Le président Olivier Pickeu fragilisé depuis le départ de Stéphane Moulin à la fin de la saison dernière
Pour Olivier Pickeu, il s'agit d'un énième épisode au cours d'une année 2023 qui l'a fragilisé. Le départ de Stéphane Moulin au terme de la saison dernière a provoqué une cassure ; le technicien ayant pointé le président normand comme le principal responsable de la fin de son aventure en « Rouge et Bleu » même si dans cette histoire, aux zones d'ombres assez nombreuses, tout n'est pas noir ou blanc. Toujours est-il que cette séparation a laissé des traces, encore aujourd'hui. La parenthèse Jean-Marc Furlan s'étant révélée un échec cuisant, sans que l'on ne sache réellement le poids du dirigeant caennais dans ce choix, Patrice Sauvaget a été propulsé à la tête de l'équipe. Mais à chaque fois qu'il est interrogé sur ce thème, l'ex-n°2 ne cache pas son souhait de ne pas voir cet intérim se prolonger. "Pour des raisons qui me sont propres", s'est contenté de commenter ce proche de Stéphane Moulin, samedi, en conférence de presse. Sans trop risquer de se tromper, on peut avancer que ses relations extrêmement fraîches avec son président en font partie.
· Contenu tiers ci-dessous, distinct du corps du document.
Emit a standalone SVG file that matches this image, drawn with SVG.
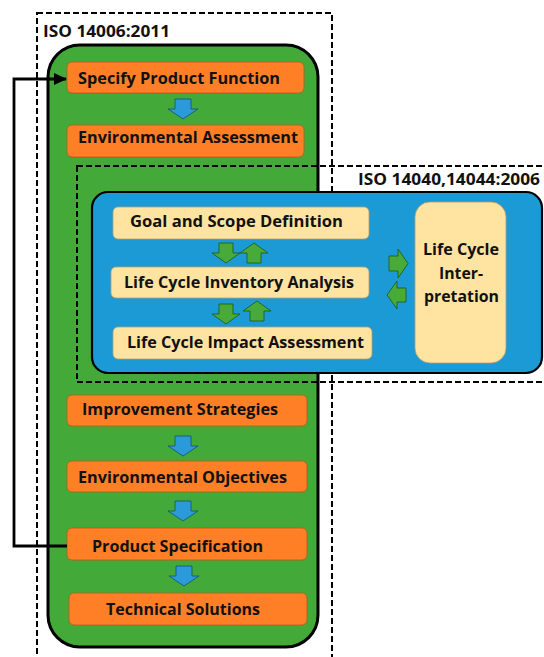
<svg xmlns="http://www.w3.org/2000/svg" width="544" height="657" viewBox="0 0 544 657">
<style>
.dash{fill:none;stroke:#000;stroke-width:2;stroke-dasharray:6,3}
.ob{fill:#FF7F27;stroke:#B85A1A;stroke-width:0.8}
.yb{fill:#FFE3A1;stroke:#B8A070;stroke-width:0.8}
.t{font-family:"Open Sans","Liberation Sans",sans-serif;font-weight:bold;font-size:16px;fill:#111}
.barr{fill:#2A9BD8;stroke:#1B4E6E;stroke-width:0.8}
.garr{fill:#48AA38;stroke:#1F5518;stroke-width:0.8}
</style>
<defs>
<path id="bdown" d="M7,0 H23 V10 H30 L15,20 L0,10 H7 Z"/>
<path id="gdown" d="M7,0 H21 V10 H28 L14,20 L0,10 H7 Z"/>
<path id="gup" d="M7,20 H21 V10 H28 L14,0 L0,10 H7 Z"/>
<path id="gright" d="M0,7 H9 V0 L19,14.5 L9,29 V22 H0 Z"/>
<path id="gleft" d="M19,7 H10 V0 L0,14 L10,28 V21 H19 Z"/>
<marker id="ah" markerWidth="14" markerHeight="12" refX="12" refY="6" orient="auto" markerUnits="userSpaceOnUse">
<path d="M0,0 L13,6 L0,12 Z" fill="#000"/>
</marker>
</defs>

<g id="iso14006">
<rect class="dash" x="37" y="13" width="295" height="660"/>
<text class="t" x="43" y="37" textLength="127" lengthAdjust="spacingAndGlyphs">ISO 14006:2011</text>
</g>

<g id="green-panel">
<rect x="48" y="45" width="270" height="602" rx="32" ry="32" fill="#43A938" stroke="#000" stroke-width="3"/>
</g>

<g id="iso14040">
<rect class="dash" x="77" y="166" width="480" height="216"/>
<text class="t" x="358" y="185" textLength="182" lengthAdjust="spacingAndGlyphs">ISO 14040,14044:2006</text>
</g>

<g id="blue-panel">
<rect x="92" y="192" width="450" height="181" rx="16" ry="16" fill="#1C9AD6" stroke="#000" stroke-width="2.2"/>
</g>

<g id="n-specify">
<rect class="ob" x="67" y="62" width="237" height="31" rx="5"/>
<text class="t" x="78" y="84" textLength="202" lengthAdjust="spacingAndGlyphs">Specify Product Function</text>
</g>
<g id="n-envassess">
<rect class="ob" x="67" y="125" width="237" height="32" rx="5"/>
<text class="t" x="78" y="143" textLength="220" lengthAdjust="spacingAndGlyphs">Environmental Assessment</text>
</g>
<g id="n-goal">
<rect class="yb" x="113" y="207" width="256" height="32" rx="5"/>
<text class="t" x="130" y="227" textLength="213" lengthAdjust="spacingAndGlyphs">Goal and Scope Definition</text>
</g>
<g id="n-lci">
<rect class="yb" x="111" y="267" width="258" height="31" rx="5"/>
<text class="t" x="124" y="288" textLength="230" lengthAdjust="spacingAndGlyphs">Life Cycle Inventory Analysis</text>
</g>
<g id="n-lcia">
<rect class="yb" x="113" y="327" width="259" height="32" rx="5"/>
<text class="t" x="127" y="348" textLength="237" lengthAdjust="spacingAndGlyphs">Life Cycle Impact Assessment</text>
</g>
<g id="n-interp">
<rect class="yb" x="415" y="202" width="91" height="161" rx="15"/>
<text class="t" x="461" y="255" text-anchor="middle" textLength="76" lengthAdjust="spacingAndGlyphs">Life Cycle</text>
<text class="t" x="461" y="279" text-anchor="middle" textLength="44" lengthAdjust="spacingAndGlyphs">Inter-</text>
<text class="t" x="461.5" y="302" text-anchor="middle" textLength="75" lengthAdjust="spacingAndGlyphs">pretation</text>
</g>
<g id="n-improve">
<rect class="ob" x="67" y="395" width="240" height="31" rx="5"/>
<text class="t" x="82" y="415" textLength="196" lengthAdjust="spacingAndGlyphs">Improvement Strategies</text>
</g>
<g id="n-envobj">
<rect class="ob" x="67" y="461" width="240" height="31" rx="5"/>
<text class="t" x="78" y="483" textLength="209" lengthAdjust="spacingAndGlyphs">Environmental Objectives</text>
</g>
<g id="n-prodspec">
<rect class="ob" x="67" y="528" width="240" height="32" rx="5"/>
<text class="t" x="92" y="552" textLength="171" lengthAdjust="spacingAndGlyphs">Product Specification</text>
</g>
<g id="n-tech">
<rect class="ob" x="69" y="593" width="238" height="32" rx="5"/>
<text class="t" x="106" y="615" textLength="154" lengthAdjust="spacingAndGlyphs">Technical Solutions</text>
</g>

<g id="connectors">
<use href="#bdown" class="barr" transform="translate(168,99)"/>
<use href="#bdown" class="barr" transform="translate(168,436)"/>
<use href="#bdown" class="barr" transform="translate(168,501)"/>
<use href="#bdown" class="barr" transform="translate(169,566)"/>
<use href="#gdown" class="garr" transform="translate(212,243)"/>
<use href="#gup" class="garr" transform="translate(240,243)"/>
<use href="#gdown" class="garr" transform="translate(212,304)"/>
<use href="#gup" class="garr" transform="translate(243,301)"/>
<use href="#gright" class="garr" transform="translate(389,249)"/>
<use href="#gleft" class="garr" transform="translate(387,281)"/>
<polyline points="67,546 14,546 14,79 66,79" fill="none" stroke="#000" stroke-width="2.8" marker-end="url(#ah)"/>
</g>
</svg>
Le choix stratégique du prochain coach
Conséquence, l'Etat-major « Rouge et Bleu » est en quête d'un entraîneur. Que la piste interne soit privilégiée (Nicolas Seube) ou une solution extérieure plébiscitée, ce coach ne sera, au mieux, désigné que mardi après le passage devant la commission juridique de la LFP qui doit sceller, juridiquement, le licenciement de Jean-Marc Furlan. Pour Olivier Pickeu dont le côté intrusif sur le plan sportif peut en gêner certains, il s'agit peut-être de sa décision la plus importante depuis qu'il est aux commandes de l'opérationnel au Stade Malherbe. Le « patron » du SMC a grand besoin de reconstruire une relation de confiance avec un staff. Par ailleurs, outre le fait qu'il devra contribuer à stopper l'hémorragie et accessoirement, à assurer le maintien (avant leur match de lundi soir, les partenaires de Romain Thomas occupent la 16e place, celle de premier non-relégable, avec seulement trois points d'avance sur la zone rouge), le technicien en question sera censé impulser la politique sportive du club caennais sur les deux-trois prochaines saisons.
D'un point de vue extérieur, Olivier Pickeu et Pierre-Antoine Capton paraissent proches
Reste à savoir si ce choix si lui appartiendra ? Dans un article en date du 15 novembre, le quotidien L'Equipe émettait l'hypothèse que dans le cadre du changement d'actionnariat à venir avec l'offre de rachat de Pierre-Antoine Capton de la totalité des parts d'Oaktree, représentant 80% du capital, le producteur de TV trouvillais - qui détient déjà les 20 autres pourcents - serait tenté de revoir la gouvernance des « Rouge et Bleu ». A notre connaissance, aucun élément ne nous permet de confirmer ce scénario. Au contraire, il nous paraîtrait surprenant tant Olivier Pickeu et Pierre-Antoine Capton, d'un point de vue extérieur, semblent proches. D'ailleurs, il y a un mois, le premier faisait partie de la poignée de convives invités à la remise de la Légion d'honneur du second, à l'Elysée. Maintenant, en matière de football, et encore plus quand on parle du Stade Malherbe, on n'est plus à une surprise près !
C'est dans ce contexte rempli d'incertitudes que le président caennais retrouve Angers ; un club qu'il a façonné avec succès pendant 14 ans en tant que manager général, les « Noir et Blanc » passant sous son mandat du National à la Ligue 1, avec une finale de Coupe de France à la clé en 2017. Mais comme souvent avec les histoires d'amours, celle entre Olivier Pickeu et le SCO s'est mal terminée, très mal. Mis à pied en mars 2020 puis licencié pour « fautes graves, caractérisées et répétées », le dirigeant a poursuivi son ex-employeur devant les prud'hommes, obtenant 3 M€ de dédommagement même s'il en réclamait le double*. En appel, la procédure n'est toujours pas refermée. De ce divorce avec pertes et fracas est resté une profonde inimitié avec Saïd Chabanne, son ancien président ; les deux hommes ne s'adressant même plus la parole. Comme quoi, que ce soit à Angers, à Caen ou ailleurs, Olivier Pickeu ne laisse personne insensible.
*S'il n'a pas retenu le licenciement d'Olivier Pickeu pour « fautes graves, caractérisées et répétées », le Conseil des prud'hommes a reconnu que celui-ci reposait sur « une cause réelle et sérieuse ».